§ Exercise task: Your task is to locate every line holding the string "diagram" and to copy each of them.

┌─ Information shown

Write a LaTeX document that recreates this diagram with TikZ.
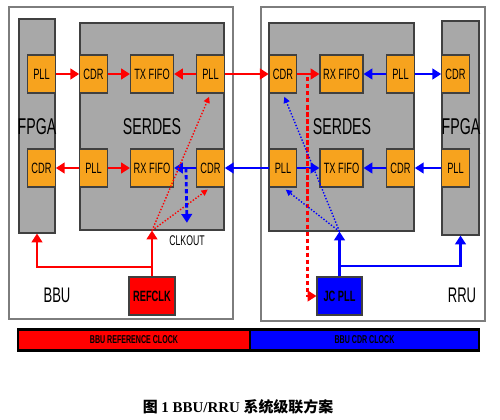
\documentclass[tikz,border=0pt]{standalone}
\usepackage{fontspec}
\usepackage{tikz}
\usetikzlibrary{arrows.meta}
\setmainfont{Liberation Serif}
\newfontfamily\figsf[FakeStretch=0.62]{Liberation Sans}
\newfontfamily\cjk{Noto Sans CJK SC}
\definecolor{boxorange}{RGB}{247,163,30}
\definecolor{areagray}{RGB}{168,168,168}
\definecolor{framegray}{RGB}{125,125,125}

\begin{document}
\begin{tikzpicture}[x=0.02cm,y=-0.02cm,
	unit/.style={draw=black!75, line width=0.6pt, fill=boxorange, minimum width=0.55cm, minimum height=0.76cm, inner sep=0pt, font=\figsf\fontsize{8.5}{8}\selectfont},
	fifo/.style={unit, minimum width=0.86cm},
	area/.style={draw=black!75, line width=0.6pt, fill=areagray, inner sep=0pt},
	arealabel/.style={font=\figsf\fontsize{13}{13}\selectfont},
	clk/.style={draw=black!75, line width=0.6pt, minimum width=0.92cm, minimum height=0.76cm, inner sep=0pt, font=\figsf\bfseries\fontsize{8.5}{8}\selectfont},
	bar/.style={draw=black, line width=1.2pt, minimum height=0.42cm, inner sep=0pt, font=\figsf\bfseries\fontsize{6.5}{6}\selectfont},
	frame/.style={draw=framegray, line width=1pt},
	redarr/.style={red, line width=1.6pt, -{Triangle[length=5pt,width=6pt]}},
	bluearr/.style={blue, line width=1.6pt, -{Triangle[length=5pt,width=6pt]}},
	reddash/.style={redarr, dash pattern=on 2.5pt off 1.5pt},
	bluedash/.style={bluearr, dash pattern=on 2.5pt off 1.5pt},
	thindot/.style={line width=0.8pt, densely dotted, -{Triangle[length=3.5pt,width=3.5pt]}, shorten >=2pt}]

	\useasboundingbox (0,0) rectangle (500,419);

	% BBU and RRU frames
	\draw[frame] (9,7) rectangle (233,319);
	\draw[frame] (261,7) rectangle (485,321);
	\node[font=\figsf\fontsize{12}{12}\selectfont] (bbu) at (57,295) {BBU};
	\node[font=\figsf\fontsize{12}{12}\selectfont] (rru) at (462,295) {RRU};

	% grey blocks
	\node[area, minimum width=0.72cm, minimum height=4.28cm] (lfpga) at (37,126) {};
	\node[area, minimum width=2.88cm, minimum height=4.14cm] (lserdes) at (152,126.5) {};
	\node[area, minimum width=2.9cm, minimum height=4.16cm] (rserdes) at (341.5,127) {};
	\node[area, minimum width=0.74cm, minimum height=4.28cm] (rfpga) at (460.5,128) {};
	\node[arealabel] (lfpgalab) at (37,127) {FPGA};
	\node[arealabel] (lserdeslab) at (152,127) {SERDES};
	\node[arealabel] (rserdeslab) at (342,127) {SERDES};
	\node[arealabel] (rfpgalab) at (461,127) {FPGA};

	% BBU units
	\node[unit] (lfpll) at (41.5,74) {PLL};
	\node[unit] (lfcdr) at (41.5,168) {CDR};
	\node[unit] (lcdrA) at (93.5,74) {CDR};
	\node[fifo] (ltxfifo) at (152,74) {TX FIFO};
	\node[unit] (lpllA) at (210.5,74) {PLL};
	\node[unit] (lpllB) at (93.5,168) {PLL};
	\node[fifo] (lrxfifo) at (152,168) {RX FIFO};
	\node[unit] (lcdrB) at (210.5,168) {CDR};

	% RRU units
	\node[unit] (rcdrA) at (283,74) {CDR};
	\node[fifo] (rrxfifo) at (341.5,74) {RX FIFO};
	\node[unit] (rpllA) at (400.5,74) {PLL};
	\node[unit] (rfcdr) at (455.5,74) {CDR};
	\node[unit] (rpllB) at (283,168) {PLL};
	\node[fifo] (rtxfifo) at (341.5,168) {TX FIFO};
	\node[unit] (rcdrB) at (400.5,168) {CDR};
	\node[unit] (rfpll) at (455.5,168) {PLL};

	\node[clk, fill=red] (refclk) at (152,296) {REFCLK};
	\node[clk, fill=blue, minimum width=0.9cm] (jcpll) at (339.5,296) {JC PLL};
	\node[font=\figsf\fontsize{8}{8}\selectfont] (clkout) at (187,241) {CLKOUT};

	% data path
	\draw[redarr] (lfpll) -- (lcdrA);
	\draw[redarr] (lcdrA) -- (ltxfifo);
	\draw[redarr] (lpllA) -- (ltxfifo);
	\draw[redarr] (lpllA) -- (rcdrA);
	\draw[redarr] (rcdrA) -- (rrxfifo);
	\draw[bluearr] (rpllA) -- (rrxfifo);
	\draw[bluearr] (rpllA) -- (rfcdr);
	\draw[bluearr] (rfpll) -- (rcdrB);
	\draw[bluearr] (rcdrB) -- (rtxfifo);
	\draw[bluearr] (rpllB) -- (rtxfifo);
	\draw[bluearr] (rpllB) -- (lcdrB);
	\draw[bluearr] (lcdrB) -- (lrxfifo);
	\draw[redarr] (lpllB) -- (lrxfifo);
	\draw[redarr] (lpllB) -- (lfcdr);

	% reference clock
	\coordinate (refin) at (refclk |- lserdes.south);
	\coordinate (refj) at (152,267);
	\draw[redarr] (refclk) -- (refin);
	\draw[redarr] (refj) -| (lfpga.south);
	\draw[thindot, red] (refin) -- (lpllA.south);
	\draw[thindot, red] (refin) -- (lcdrB.south);
	\coordinate (clktap) at (186,168);
	\draw[bluedash, shorten >=4pt] (clktap) -- (clkout.north);

	% recovered clock
	\coordinate (rtap) at (307.5,77);
	\draw[reddash] (rtap) |- (jcpll.west);
	\coordinate (jcin) at (jcpll |- rserdes.south);
	\coordinate (jcj) at (339.5,266);
	\draw[bluearr] (jcpll) -- (jcin);
	\draw[bluearr] (jcj) -| (rfpga.south);
	\draw[thindot, blue] (jcin) -- (rcdrA.south);
	\draw[thindot, blue] (jcin) -- (rpllB.south);

	\node[bar, fill=red, minimum width=4.64cm] (refbar) at (134,340) {BBU REFERENCE CLOCK};
	\node[bar, fill=blue, minimum width=4.58cm] (cdrbar) at (364.5,340) {BBU CDR CLOCK};

	\node[font=\fontsize{8.5}{8}\selectfont\bfseries] (caption) at (238,407) {{\cjk 图} 1 BBU/RRU {\cjk 系统级联方案}};
\end{tikzpicture}
\end{document}
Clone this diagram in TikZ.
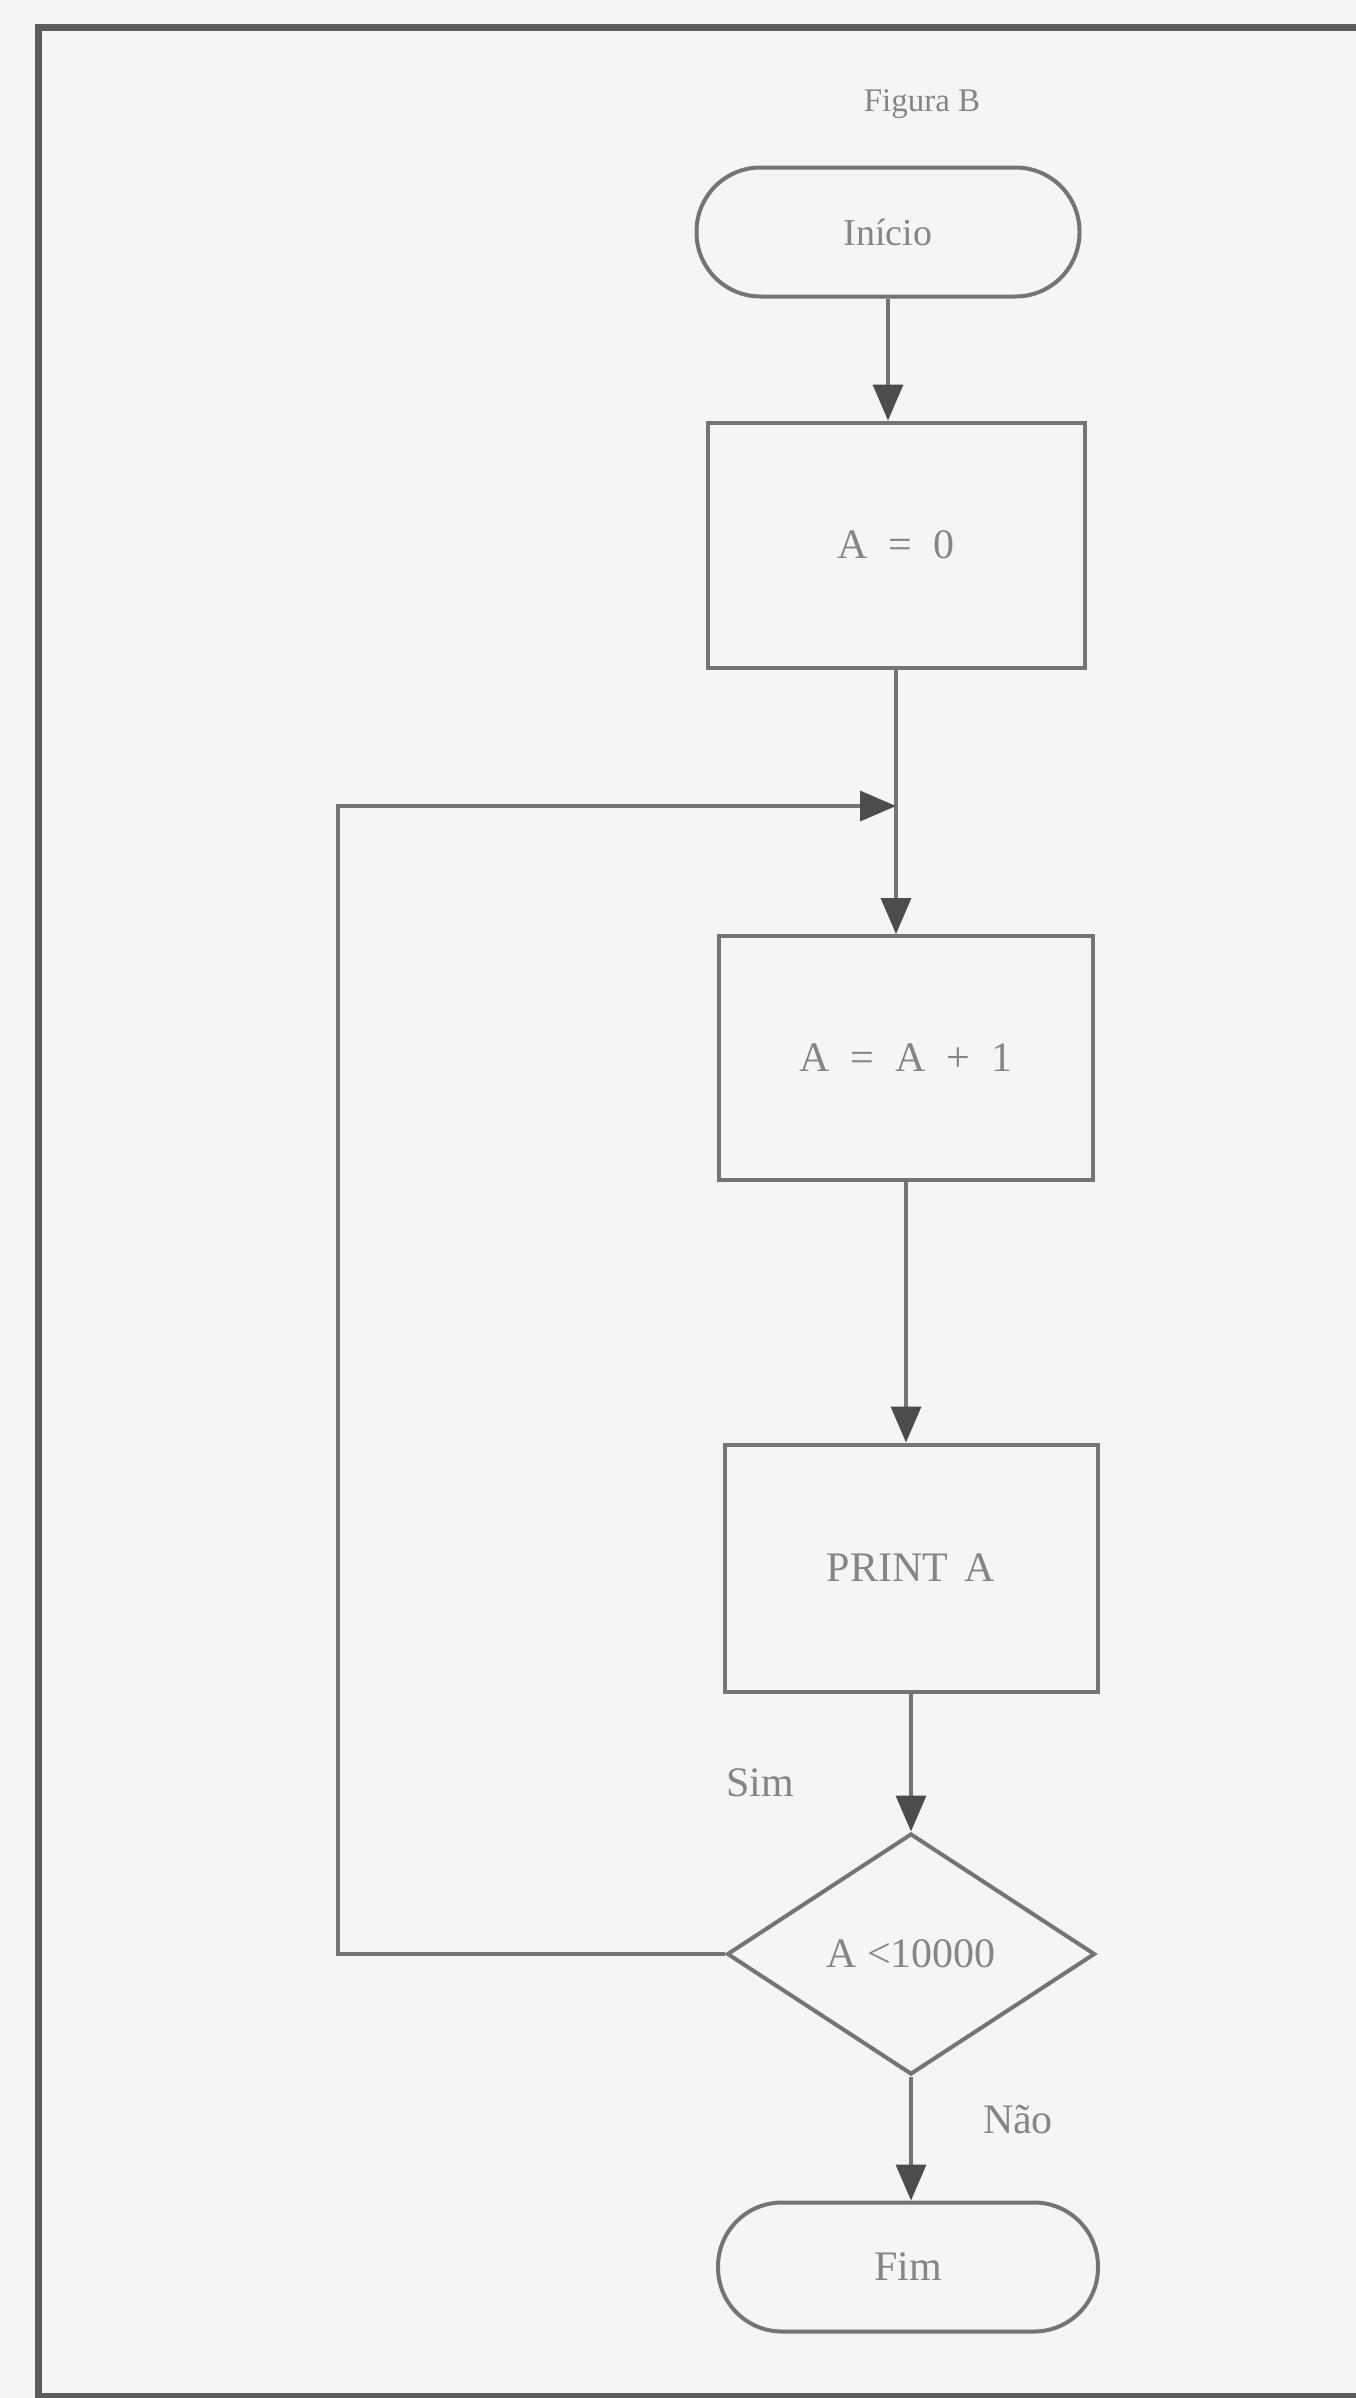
\documentclass[tikz,border=0pt]{standalone}
\usepackage{fontspec}
\setmainfont{Liberation Serif}
\usetikzlibrary{shapes.geometric,arrows.meta}
\definecolor{bg}{HTML}{F5F5F5}
\definecolor{ln}{HTML}{747474}
\definecolor{tipc}{HTML}{4C4C4C}
\definecolor{tx}{HTML}{858585}
\definecolor{fr}{HTML}{5C5C5C}
\begin{document}
\begin{tikzpicture}[x=1pt,y=-1pt,
  box/.style={draw=ln,line width=4pt,rectangle,inner sep=0pt,text=tx,font=\fontsize{42}{50}\selectfont},
  term/.style={box,rounded corners=64pt},
  dec/.style={box,diamond,aspect=1.527},
  arr/.style={draw=ln,line width=3.5pt,-{Triangle[width=30pt,length=36pt,color=tipc,fill=tipc]}},
  lbl/.style={text=tx,font=\fontsize{42}{50}\selectfont,inner sep=0pt}]
\fill[bg] (0,0) rectangle (1356,2398);
\useasboundingbox (0,0) rectangle (1356,2398);
\begin{scope}
\clip (0,0) rectangle (1356,2398);
\draw[fr,line width=7pt] (38,28) rectangle (1400,2396);
\end{scope}

\node[lbl,font=\fontsize{33}{40}\selectfont] (title) at (922,104) {Figura B};

\node[term,minimum width=383pt,minimum height=129pt,font=\fontsize{38}{46}\selectfont] (start) at (888,232) {Início};
\node[box,minimum width=377pt,minimum height=245pt] (s0) at (896,545) {A\hspace{0.5em}=\hspace{0.5em}0};
\node[box,minimum width=374pt,minimum height=244pt] (s1) at (906,1058) {A\hspace{0.5em}=\hspace{0.5em}A\hspace{0.5em}+\hspace{0.5em}1};
\node[box,minimum width=373pt,minimum height=247pt] (s2) at (911,1568) {PRINT\hspace{0.4em}A};
\node[dec,minimum width=368pt,minimum height=241pt] (d) at (911,1954) {A \textless10000};
\node[term,minimum width=380pt,minimum height=129pt] (end) at (908,2267) {Fim};

\node[lbl] (sim) at (760,1783) {Sim};
\node[lbl] (nao) at (1018,2120) {Não};

\coordinate (lt) at (338,806);
\coordinate (j) at (s0.south |- lt);

\draw[arr] (start.south) -- (start.south |- s0.north);
\draw[arr] (s0.south) -- (s0.south |- s1.north);
\draw[arr] (s1.south) -- (s1.south |- s2.north);
\draw[arr] (s2.south) -- (s2.south |- d.north);
\draw[arr] (d.south) -- (d.south |- end.north);
\draw[arr] (d.west) -- (d.west -| lt) -- (lt) -- (j);
\end{tikzpicture}
\end{document}
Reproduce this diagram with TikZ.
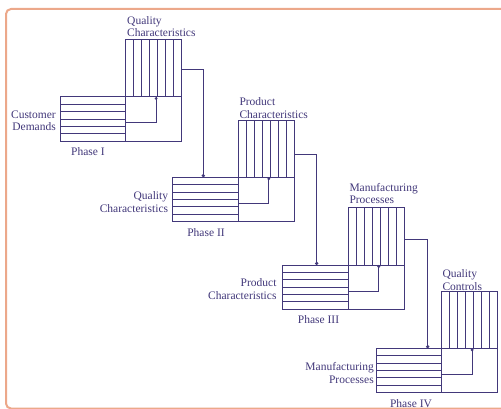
\documentclass[tikz,border=0pt]{standalone}
\usepackage{fontspec}
\setmainfont{Liberation Serif}
\usetikzlibrary{calc,arrows.meta}
\definecolor{ink}{RGB}{66,56,122}
\definecolor{framec}{RGB}{236,168,138}
\tikzset{
  ln/.style={draw=ink, line width=1pt},
  blk/.style={ln, rectangle, inner sep=0pt, outer sep=0pt, minimum height=44.3pt},
  conn/.style={ln, -{Circle[length=3.2pt]}},
  lbl/.style={text=ink, font=\fontsize{11.5}{12.5}\selectfont, inner sep=0pt},
}
\newcommand{\drawphase}[3]{%
  \node[blk, minimum width=65.6pt, anchor=north west] (#1L) at (#2,#3) {};
  \foreach \i in {1,...,5} \draw[ln] ($(#1L.north west)+(0,\i*44.3/6)$) -- ++(65.6,0);
  \node[blk, minimum width=56.3pt, anchor=north west] (#1M) at (#1L.north east) {};
  \node[blk, minimum width=56.3pt, minimum height=57pt, anchor=south west] (#1C) at (#1M.north west) {};
  \foreach \i in {1,...,6} \draw[ln] ($(#1C.south west)+(\i*56.3/7,0)$) -- ++(0,-57);
  \draw[ln] ($(#1M.north west)+(30.5,0)$) coordinate (#1d) -- ++(0,26) coordinate (#1k) -- (#1k -| #1M.west);
  \fill[ink] ($(#1d)+(0,1.5)$) circle (1.6pt);
}
\begin{document}
\begin{tikzpicture}[x=1pt,y=-1pt]
\useasboundingbox (0,0) rectangle (501,409);
\draw[framec, line width=2pt, rounded corners=5pt] (6,9) rectangle (530,408.5);

\drawphase{p1}{60}{97}
\drawphase{p2}{172.7}{177.3}
\drawphase{p3}{282.7}{265}
\drawphase{p4}{376}{348.3}

\draw[conn] ($(p1C.north east)+(0,30)$) -| ($(p2L.north west)+(30.6,0)$);
\draw[conn] ($(p2C.north east)+(0,34.7)$) -| ($(p3L.north west)+(34,0)$);
\draw[conn] ($(p3C.north east)+(0,31.6)$) -| ($(p4L.north west)+(51.7,0)$);

\node[lbl, anchor=west, align=left] (t1) at (127,26.7) {Quality\\Characteristics};
\node[lbl, anchor=east, align=right] (s1) at (56,120.5) {Customer\\Demands};
\node[lbl] (ph1) at (88,152) {Phase I};

\node[lbl, anchor=west, align=left] (t2) at (239.3,108.3) {Product\\Characteristics};
\node[lbl, anchor=east, align=right] (s2) at (168.3,202) {Quality\\Characteristics};
\node[lbl] (ph2) at (206,233) {Phase II};

\node[lbl, anchor=west, align=left] (t3) at (349.3,193.7) {Manufacturing\\Processes};
\node[lbl, anchor=east, align=right] (s3) at (276.7,289) {Product\\Characteristics};
\node[lbl] (ph3) at (318.5,319.5) {Phase III};

\node[lbl, anchor=west, align=left] (t4) at (442.3,280) {Quality\\Controls};
\node[lbl, anchor=east, align=right] (s4) at (374,373) {Manufacturing\\Processes};
\node[lbl] (ph4) at (411,404) {Phase IV};
\end{tikzpicture}
\end{document}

└─

§ Task output:
Write a LaTeX document that recreates this diagram with TikZ.
Clone this diagram in TikZ.
Reproduce this diagram with TikZ.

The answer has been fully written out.